Understand common terms used in lean manufacturing.
5S – A lean workplace organizational tool. In Japanese, the original 5S stands for seiri, seiton, seiso, seiketsu and shitsuke. In English, they are usually translated as sort, set in order, shine, standardize, and sustain.
Gemba – The shop floor. Often used as in a “gemba walk,” meaning a tour of the actual production area to see what is going on and what can be improved.
JIT – Just In Time, a process for reducing inventory and carrying costs often relying on kanban to streamline production flow.
Kaizen – An improvement or literally “change for the better,” the process of continuous improvement. Often used as in a “kaizen moment” or a “kaizen session.”
Kanban – A tool to trigger production activity. It might be as simple as a card in a bin that triggers reordering of a part. In fact, the original Japanese meaning is a “visual card” or “signboard.”
Muda – Waste. Anything not perceived as value by the end user is waste. Lean thinkers commonly refer to seven wastes: Transportation, Inventory, Motion, Waiting, Over-processing, Over-production, and Defects (TIMWOOD), but some add an eighth, unused employee genius.
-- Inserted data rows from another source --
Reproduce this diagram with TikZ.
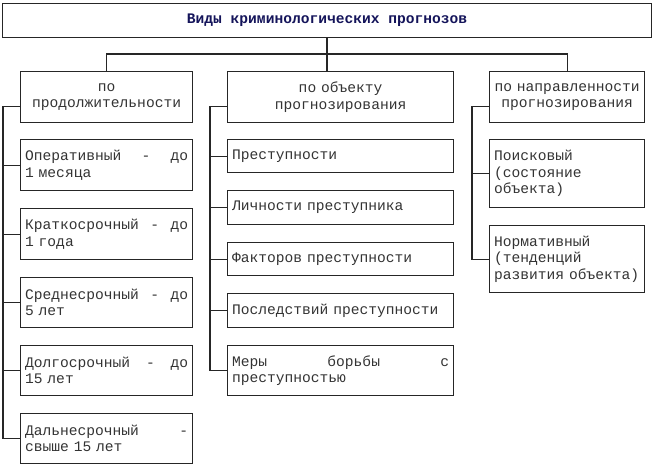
\documentclass[tikz,border=0pt]{standalone}
\usepackage{fontspec}
\setmainfont{Liberation Mono}
\definecolor{navy}{RGB}{20,20,90}
\begin{document}
\begin{tikzpicture}[x=1pt,y=-1pt,
  box/.style={draw=black!85,line width=1.2pt,anchor=north west,inner sep=0pt,font=\fontsize{14.6}{16.5}\selectfont,text=black!80},
  ln/.style={draw=black!85,line width=1.2pt}]
\useasboundingbox (0,0) rectangle (654,467);
\newcommand\bx[6]{\node[box,minimum width={#4-#2},minimum height={#5-#3},text width={#4-#2-9},align=left] (#1) at (#2,#3) {#6};}
\newcommand\bxc[6]{\node[box,minimum width={#4-#2},minimum height={#5-#3},text width={#4-#2-9},align=center] (#1) at (#2,#3) {#6};}
\node[box,minimum width=649,minimum height=34,text=navy,font=\bfseries\fontsize{14.6}{16}\selectfont] (t) at (2,3) {Виды криминологических прогнозов};
\bxc{h1}{20}{71}{192}{122}{по\\продолжительности}
\bxc{h2}{227}{71}{453}{122}{по объекту\\прогнозирования}
\bxc{h3}{489}{71}{644}{122}{по направленности\\прогнозирования}
\bx{a1}{20}{139}{192}{190}{Оперативный\hfill-\hfill до\\1 месяца}
\bx{a2}{20}{208}{192}{259}{Краткосрочный\hfill-\hfill до\\1 года}
\bx{a3}{20}{277}{192}{327}{Среднесрочный\hfill-\hfill до\\5 лет}
\bx{a4}{20}{345}{192}{395}{Долгосрочный\hfill -\hfill до\\15 лет}
\bx{a5}{20}{413}{192}{463}{Дальнесрочный\hfill -\\свыше 15 лет}
\bx{b1}{227}{139}{453}{172}{Преступности}
\bx{b2}{227}{190}{453}{224}{Личности преступника}
\bx{b3}{227}{242}{453}{275}{Факторов преступности}
\bx{b4}{227}{293}{453}{327}{Последствий преступности}
\bx{b5}{227}{345}{453}{395}{Меры\hfill борьбы\hfill с\\преступностью}
\bx{c1}{489}{139}{644}{207}{Поисковый\\(состояние\\объекта)}
\bx{c2}{489}{225}{644}{292}{Нормативный\\(тенденций\\развития объекта)}
\coordinate (m) at (327,54);
\draw[ln] (t.south -| m) -- (h2.north -| m);
\draw[ln] (h1.north) |- (m) -| (h3.north);
\draw[ln] ([yshift=-9]h1.west) -- ++(-17,0) coordinate (l0);
\foreach \n in {a1,a2,a3,a4,a5} \draw[ln] (l0) |- (\n.west);
\draw[ln] ([yshift=-9]h2.west) -- ++(-17,0) coordinate (m0);
\foreach \n in {b1,b2,b3,b4,b5} \draw[ln] (m0) |- (\n.west);
\draw[ln] ([yshift=-9]h3.west) -- ++(-17,0) coordinate (r0);
\foreach \n in {c1,c2} \draw[ln] (r0) |- (\n.west);
\end{tikzpicture}
\end{document}
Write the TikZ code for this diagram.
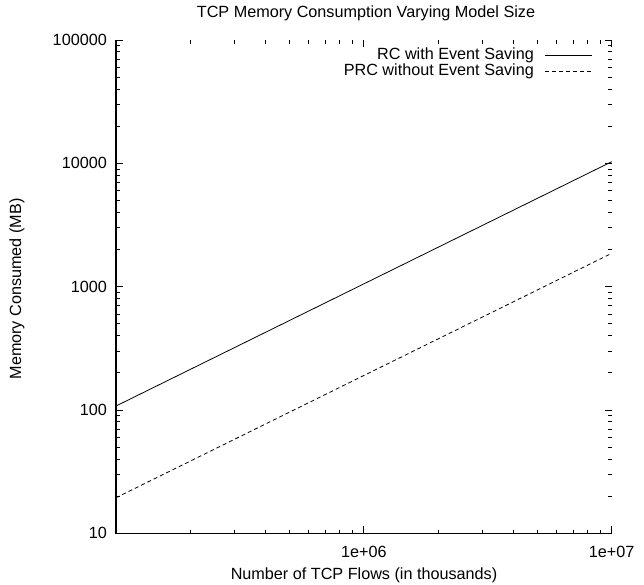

Poka-yoke – A device, tool or process that ensures no defective parts can go forward past a certain point; a no-go gauge.
SMED – Single-Minute Exchange of Dies. Rapid tooling changeovers are key to reducing batch sizes and streamlining production.
TOC—Theory of Constraints. A production flow strategy promoted by Eliyahu Goldratt in his book, “The Goal,” and often used by lean thinkers.
TPS – Toyota Production System. The manufacturing method developed by a team at Toyota, including Taiichi Ohno and Shigeo Shingo has been generalized and was first described as lean manufacturing in an MIT study led by Jim Womack, who founded the Lean Enterprise Institute.